__Exercise aim__:
All records must be quoted exactly. Omit the pictures.

[Rows from a dataset of charts and code]
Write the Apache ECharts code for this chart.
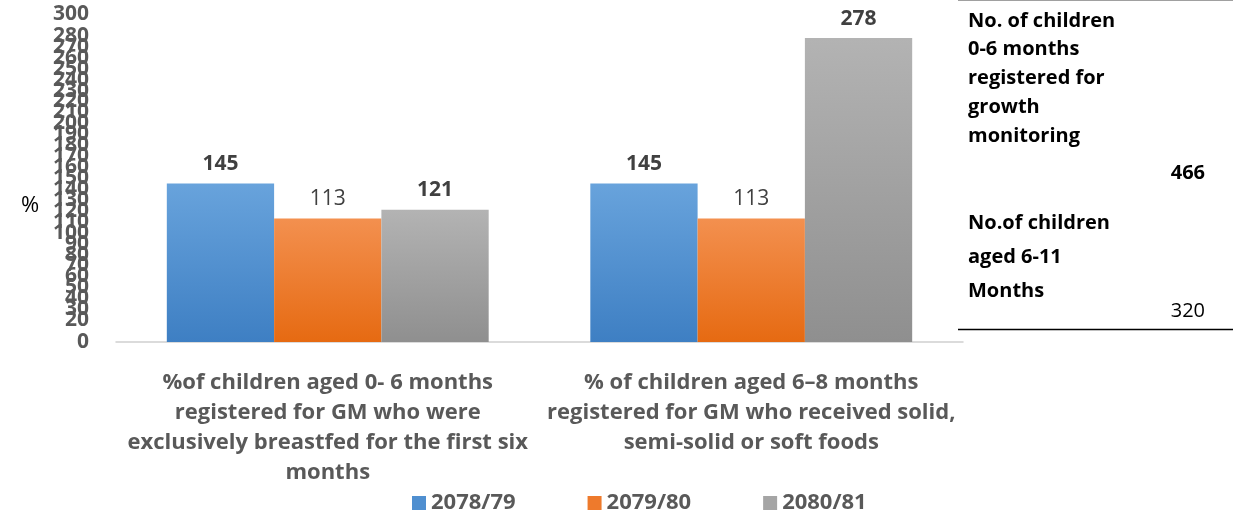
<!DOCTYPE html>
<html>
<head>
<meta charset="utf-8">
<script src="https://cdn.jsdelivr.net/npm/echarts@6/dist/echarts.min.js"></script>
<style>
  html, body { margin: 0; padding: 0; background: #fff; }
  #chart { width: 1233px; height: 523px; }
</style>
</head>
<body>
<div id="chart"></div>
<script>
// categories (line breaks as in the original)
var categories = [
  "%of children aged 0- 6 months\nregistered for GM who were\nexclusively breastfed for the first six\nmonths",
  "% of children aged 6\u20138 months\nregistered for GM who received solid,\nsemi-solid or soft foods"
];
var seriesNames = ["2078/79", "2079/80", "2080/81"];
var s2078 = [145, 145];
var s2079 = [113, 113];
var s2080 = [121, 278];
// which labels were bold in the picture
var boldLabels = [true, false, true];

var sideNotes = [
  ["No. of children", "0-6 months", "registered for", "growth", "monitoring"],
  ["No.of children", "aged 6-11", "Months"]
];
var sideValues = ["466", "320"];

var font = "'Open Sans'";

function grad(top, bottom) {
  return new echarts.graphic.LinearGradient(0, 0, 0, 1, [
    { offset: 0, color: top },
    { offset: 1, color: bottom }
  ]);
}

var colors = [
  grad("#68a3dc", "#3e7fc3"),
  grad("#f3904f", "#e66a12"),
  grad("#b3b3b3", "#8f8f8f")
];
var legendColors = ["#4f8fd0", "#ee7a2c", "#a5a5a5"];

function makeSeries(i, data) {
  return {
    name: seriesNames[i],
    type: "bar",
    data: data,
    barGap: "0%",
    barCategoryGap: "24%",
    itemStyle: { color: colors[i] },
    label: {
      show: true,
      position: "top",
      distance: 9,
      fontFamily: font,
      fontSize: 21,
      fontWeight: boldLabels[i] ? "bold" : "normal",
      color: "#404040"
    }
  };
}

// right side note block
var notes = [];
var y = 23;
sideNotes[0].forEach(function (t) {
  notes.push({ type: "text", left: 968, top: y - 12, style: { text: t, font: "bold 20px " + font, fill: "#000" } });
  y += 28.7;
});
notes.push({ type: "text", right: 28, top: 163, style: { text: sideValues[0], font: "bold 20px " + font, fill: "#000" } });
var y2 = [225, 259, 293];
sideNotes[1].forEach(function (t, k) {
  notes.push({ type: "text", left: 968, top: y2[k] - 12, style: { text: t, font: "bold 20px " + font, fill: "#000" } });
});
notes.push({ type: "text", right: 28, top: 301, style: { text: sideValues[1], font: "20px " + font, fill: "#000" } });
notes.push({ type: "line", shape: { x1: 958, y1: 0.5, x2: 1233, y2: 0.5 }, style: { stroke: "#a0a0a0", lineWidth: 1 } });
notes.push({ type: "line", shape: { x1: 958, y1: 329.5, x2: 1233, y2: 329.5 }, style: { stroke: "#000", lineWidth: 1.5 } });
notes.push({ type: "text", left: 21, top: 195, style: { text: "%", font: "22px " + font, fill: "#000" } });

var chart = echarts.init(document.getElementById("chart"));
chart.setOption({
  animation: false,
  legend: {
    bottom: 4,
    left: 407,
    itemWidth: 14,
    itemHeight: 14,
    itemGap: 72,
    icon: "rect",
    textStyle: { fontSize: 22, fontWeight: "bold", color: "#595959", fontFamily: font },
    data: seriesNames.map(function (n, i) { return { name: n, itemStyle: { color: legendColors[i] } }; })
  },
  grid: { left: 116, right: 270, top: 14, bottom: 181, containLabel: false },
  xAxis: {
    type: "category",
    data: categories,
    axisLine: { lineStyle: { color: "#d0d0d0", width: 1.5 } },
    axisTick: { show: false },
    axisLabel: {
      interval: 0,
      margin: 26,
      fontFamily: font,
      fontSize: 22,
      fontWeight: "bold",
      lineHeight: 30,
      color: "#595959"
    }
  },
  yAxis: {
    type: "value",
    min: 0,
    max: 300,
    interval: 10,
    splitLine: { show: false },
    axisLine: { show: false },
    axisTick: { show: false },
    axisLabel: {
      margin: 27,
      fontFamily: font,
      fontSize: 21,
      fontWeight: "bold",
      color: "#595959",
      showMinLabel: true,
      showMaxLabel: true,
      hideOverlap: false
    }
  },
  graphic: notes,
  series: [makeSeries(0, s2078), makeSeries(1, s2079), makeSeries(2, s2080)]
});
</script>
</body>
</html>
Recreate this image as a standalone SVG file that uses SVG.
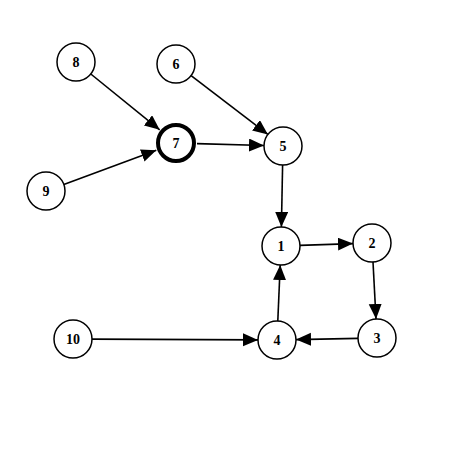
<svg xmlns="http://www.w3.org/2000/svg" width="451" height="451" viewBox="0 0 451 451">
<style>
.node circle{fill:#fff;stroke:#000;stroke-width:1.5}
.node text{font-family:"Liberation Serif",serif;font-weight:bold;font-size:14px;text-anchor:middle;dominant-baseline:central;fill:#000}
#connectors line{stroke:#000;stroke-width:1.6;marker-end:url(#arr)}
</style>
<defs>
<marker id="arr" markerUnits="userSpaceOnUse" markerWidth="16" markerHeight="14" refX="15" refY="6.5" orient="auto">
<path d="M0,0 L15,6.5 L0,13 Z" fill="#000"/>
</marker>
</defs>
<rect width="451" height="451" fill="#fff"/>
<g id="connectors">
<line x1="90.8" y1="74" x2="159.7" y2="129.8"/>
<line x1="63.8" y1="184.4" x2="156.3" y2="150.3"/>
<line x1="191.1" y1="75.6" x2="267.9" y2="134.4"/>
<line x1="197" y1="143.6" x2="264" y2="145.5"/>
<line x1="282.6" y1="165" x2="281.4" y2="227"/>
<line x1="300" y1="245.4" x2="353" y2="243.6"/>
<line x1="373" y1="262" x2="376" y2="319"/>
<line x1="358" y1="338.4" x2="296" y2="339.6"/>
<line x1="92" y1="339.1" x2="258" y2="339.9"/>
<line x1="277.8" y1="321" x2="280.2" y2="265"/>
</g>
<g id="node8" class="node"><circle cx="76" cy="62" r="19"/><text x="76" y="62">8</text></g>
<g id="node6" class="node"><circle cx="176" cy="64" r="19"/><text x="176" y="64">6</text></g>
<g id="node7" class="node"><circle cx="176" cy="143" r="18" style="stroke-width:4"/><text x="176" y="143">7</text></g>
<g id="node5" class="node"><circle cx="283" cy="146" r="19"/><text x="283" y="146">5</text></g>
<g id="node9" class="node"><circle cx="46" cy="191" r="19"/><text x="46" y="191">9</text></g>
<g id="node1" class="node"><circle cx="281" cy="246" r="19"/><text x="281" y="246">1</text></g>
<g id="node2" class="node"><circle cx="372" cy="243" r="19"/><text x="372" y="243">2</text></g>
<g id="node10" class="node"><circle cx="73" cy="339" r="19"/><text x="73" y="339">10</text></g>
<g id="node4" class="node"><circle cx="277" cy="340" r="19"/><text x="277" y="340">4</text></g>
<g id="node3" class="node"><circle cx="377" cy="338" r="19"/><text x="377" y="338">3</text></g>
</svg>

__Exercise result__:
Write the Apache ECharts code for this chart.
<!DOCTYPE html>
<html>
<head>
<meta charset="utf-8">
<script src="https://cdn.jsdelivr.net/npm/echarts@6/dist/echarts.min.js"></script>
<style>
  html, body { margin: 0; padding: 0; background: #fff; }
  #chart { width: 1233px; height: 523px; }
</style>
</head>
<body>
<div id="chart"></div>
<script>
// categories (line breaks as in the original)
var categories = [
  "%of children aged 0- 6 months\nregistered for GM who were\nexclusively breastfed for the first six\nmonths",
  "% of children aged 6\u20138 months\nregistered for GM who received solid,\nsemi-solid or soft foods"
];
var seriesNames = ["2078/79", "2079/80", "2080/81"];
var s2078 = [145, 145];
var s2079 = [113, 113];
var s2080 = [121, 278];
// which labels were bold in the picture
var boldLabels = [true, false, true];

var sideNotes = [
  ["No. of children", "0-6 months", "registered for", "growth", "monitoring"],
  ["No.of children", "aged 6-11", "Months"]
];
var sideValues = ["466", "320"];

var font = "'Open Sans'";

function grad(top, bottom) {
  return new echarts.graphic.LinearGradient(0, 0, 0, 1, [
    { offset: 0, color: top },
    { offset: 1, color: bottom }
  ]);
}

var colors = [
  grad("#68a3dc", "#3e7fc3"),
  grad("#f3904f", "#e66a12"),
  grad("#b3b3b3", "#8f8f8f")
];
var legendColors = ["#4f8fd0", "#ee7a2c", "#a5a5a5"];

function makeSeries(i, data) {
  return {
    name: seriesNames[i],
    type: "bar",
    data: data,
    barGap: "0%",
    barCategoryGap: "24%",
    itemStyle: { color: colors[i] },
    label: {
      show: true,
      position: "top",
      distance: 9,
      fontFamily: font,
      fontSize: 21,
      fontWeight: boldLabels[i] ? "bold" : "normal",
      color: "#404040"
    }
  };
}

// right side note block
var notes = [];
var y = 23;
sideNotes[0].forEach(function (t) {
  notes.push({ type: "text", left: 968, top: y - 12, style: { text: t, font: "bold 20px " + font, fill: "#000" } });
  y += 28.7;
});
notes.push({ type: "text", right: 28, top: 163, style: { text: sideValues[0], font: "bold 20px " + font, fill: "#000" } });
var y2 = [225, 259, 293];
sideNotes[1].forEach(function (t, k) {
  notes.push({ type: "text", left: 968, top: y2[k] - 12, style: { text: t, font: "bold 20px " + font, fill: "#000" } });
});
notes.push({ type: "text", right: 28, top: 301, style: { text: sideValues[1], font: "20px " + font, fill: "#000" } });
notes.push({ type: "line", shape: { x1: 958, y1: 0.5, x2: 1233, y2: 0.5 }, style: { stroke: "#a0a0a0", lineWidth: 1 } });
notes.push({ type: "line", shape: { x1: 958, y1: 329.5, x2: 1233, y2: 329.5 }, style: { stroke: "#000", lineWidth: 1.5 } });
notes.push({ type: "text", left: 21, top: 195, style: { text: "%", font: "22px " + font, fill: "#000" } });

var chart = echarts.init(document.getElementById("chart"));
chart.setOption({
  animation: false,
  legend: {
    bottom: 4,
    left: 407,
    itemWidth: 14,
    itemHeight: 14,
    itemGap: 72,
    icon: "rect",
    textStyle: { fontSize: 22, fontWeight: "bold", color: "#595959", fontFamily: font },
    data: seriesNames.map(function (n, i) { return { name: n, itemStyle: { color: legendColors[i] } }; })
  },
  grid: { left: 116, right: 270, top: 14, bottom: 181, containLabel: false },
  xAxis: {
    type: "category",
    data: categories,
    axisLine: { lineStyle: { color: "#d0d0d0", width: 1.5 } },
    axisTick: { show: false },
    axisLabel: {
      interval: 0,
      margin: 26,
      fontFamily: font,
      fontSize: 22,
      fontWeight: "bold",
      lineHeight: 30,
      color: "#595959"
    }
  },
  yAxis: {
    type: "value",
    min: 0,
    max: 300,
    interval: 10,
    splitLine: { show: false },
    axisLine: { show: false },
    axisTick: { show: false },
    axisLabel: {
      margin: 27,
      fontFamily: font,
      fontSize: 21,
      fontWeight: "bold",
      color: "#595959",
      showMinLabel: true,
      showMaxLabel: true,
      hideOverlap: false
    }
  },
  graphic: notes,
  series: [makeSeries(0, s2078), makeSeries(1, s2079), makeSeries(2, s2080)]
});
</script>
</body>
</html>
Recreate this image as a standalone SVG file that uses SVG.
<svg xmlns="http://www.w3.org/2000/svg" width="451" height="451" viewBox="0 0 451 451">
<style>
.node circle{fill:#fff;stroke:#000;stroke-width:1.5}
.node text{font-family:"Liberation Serif",serif;font-weight:bold;font-size:14px;text-anchor:middle;dominant-baseline:central;fill:#000}
#connectors line{stroke:#000;stroke-width:1.6;marker-end:url(#arr)}
</style>
<defs>
<marker id="arr" markerUnits="userSpaceOnUse" markerWidth="16" markerHeight="14" refX="15" refY="6.5" orient="auto">
<path d="M0,0 L15,6.5 L0,13 Z" fill="#000"/>
</marker>
</defs>
<rect width="451" height="451" fill="#fff"/>
<g id="connectors">
<line x1="90.8" y1="74" x2="159.7" y2="129.8"/>
<line x1="63.8" y1="184.4" x2="156.3" y2="150.3"/>
<line x1="191.1" y1="75.6" x2="267.9" y2="134.4"/>
<line x1="197" y1="143.6" x2="264" y2="145.5"/>
<line x1="282.6" y1="165" x2="281.4" y2="227"/>
<line x1="300" y1="245.4" x2="353" y2="243.6"/>
<line x1="373" y1="262" x2="376" y2="319"/>
<line x1="358" y1="338.4" x2="296" y2="339.6"/>
<line x1="92" y1="339.1" x2="258" y2="339.9"/>
<line x1="277.8" y1="321" x2="280.2" y2="265"/>
</g>
<g id="node8" class="node"><circle cx="76" cy="62" r="19"/><text x="76" y="62">8</text></g>
<g id="node6" class="node"><circle cx="176" cy="64" r="19"/><text x="176" y="64">6</text></g>
<g id="node7" class="node"><circle cx="176" cy="143" r="18" style="stroke-width:4"/><text x="176" y="143">7</text></g>
<g id="node5" class="node"><circle cx="283" cy="146" r="19"/><text x="283" y="146">5</text></g>
<g id="node9" class="node"><circle cx="46" cy="191" r="19"/><text x="46" y="191">9</text></g>
<g id="node1" class="node"><circle cx="281" cy="246" r="19"/><text x="281" y="246">1</text></g>
<g id="node2" class="node"><circle cx="372" cy="243" r="19"/><text x="372" y="243">2</text></g>
<g id="node10" class="node"><circle cx="73" cy="339" r="19"/><text x="73" y="339">10</text></g>
<g id="node4" class="node"><circle cx="277" cy="340" r="19"/><text x="277" y="340">4</text></g>
<g id="node3" class="node"><circle cx="377" cy="338" r="19"/><text x="377" y="338">3</text></g>
</svg>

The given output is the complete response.